You can select the variables whose previous observed values should be tracked. The observation space will be updated with the corresponding new dimension.

[ ]:
env = gym.make('Eplus-5zone-hot-discrete-v1')
env = PreviousObservationWrapper(env, previous_variables=[
    'htg_setpoint',
    'clg_setpoint',
    'air_temperature'])

You can see how the observation values have been updated:

[ ]:
env.reset()
obs, _, _, _, _ = env.step(env.action_space.sample())
obs_dict = dict(zip(env.get_wrapper_attr('observation_variables'), obs))
env.close()

print('NEW OBSERVATION: ', obs_dict)

Datetime wrapper

This wrapper will replace the day value with the is_weekend flag, and hour and month with codified sin and cos values.

The observation space is also automatically updated.

[ ]:
env = gym.make('Eplus-5zone-hot-discrete-v1')
env = DatetimeWrapper(env)

This wrapper removes the observation variables month, day, and hour, and replace them by month_sin, month_cos, is_weekend, hour_sin, and hour_cos:

[ ]:
env.reset()
obs, _, _, _, _ = env.step(env.action_space.sample())
obs_dict = dict(zip(env.get_wrapper_attr('observation_variables'), obs))
env.close()
print('NEW OBSERVATION: ', obs_dict)

print('NEW OBSERVATION: ', obs_dict)

Action normalization wrapper

Here’s an example of how to normalize a continuous action space using the NormalizeAction wrapper.

If the normalization range is not defined, it will be [-1,1] by default.

[ ]:
# Create a continuous environment
env = gym.make('Eplus-5zone-hot-continuous-v1')
print('ORIGINAL ACTION SPACE: ', env.get_wrapper_attr('action_space'))

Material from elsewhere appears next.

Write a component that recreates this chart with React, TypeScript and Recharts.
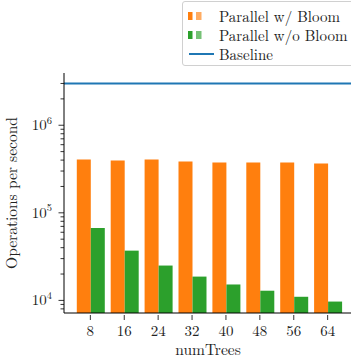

# Apply the normalization wrapper
env = NormalizeAction(env, normalize_range=(-1.0, 1.0))
print('WRAPPED ACTION SPACE: ', env.get_wrapper_attr('action_space'))

env.reset()
for i in range(5):
    action = env.action_space.sample()
    print('Normalized action: ', action)
    _, _, _, _, info = env.step(action)
    print('Action performed in the simulator: ', info['action'])
env.close()

Action discretization wrapper

Let’s see how to discretize a continuous action space. We will need to specify the new discrete action space and an action mapping function whose output matches the original unwrapped action space:

[ ]:
# We will create a continuous environment
env = gym.make('Eplus-5zone-hot-continuous-v1')
print('ORIGINAL ACTION SPACE: ', env.get_wrapper_attr('action_space'))
print('IS DISCRETE?: ', env.get_wrapper_attr('is_discrete'))

# Defining new discrete space and action mapping function
new_discrete_space = gym.spaces.Discrete(10)  # Action values [0,9]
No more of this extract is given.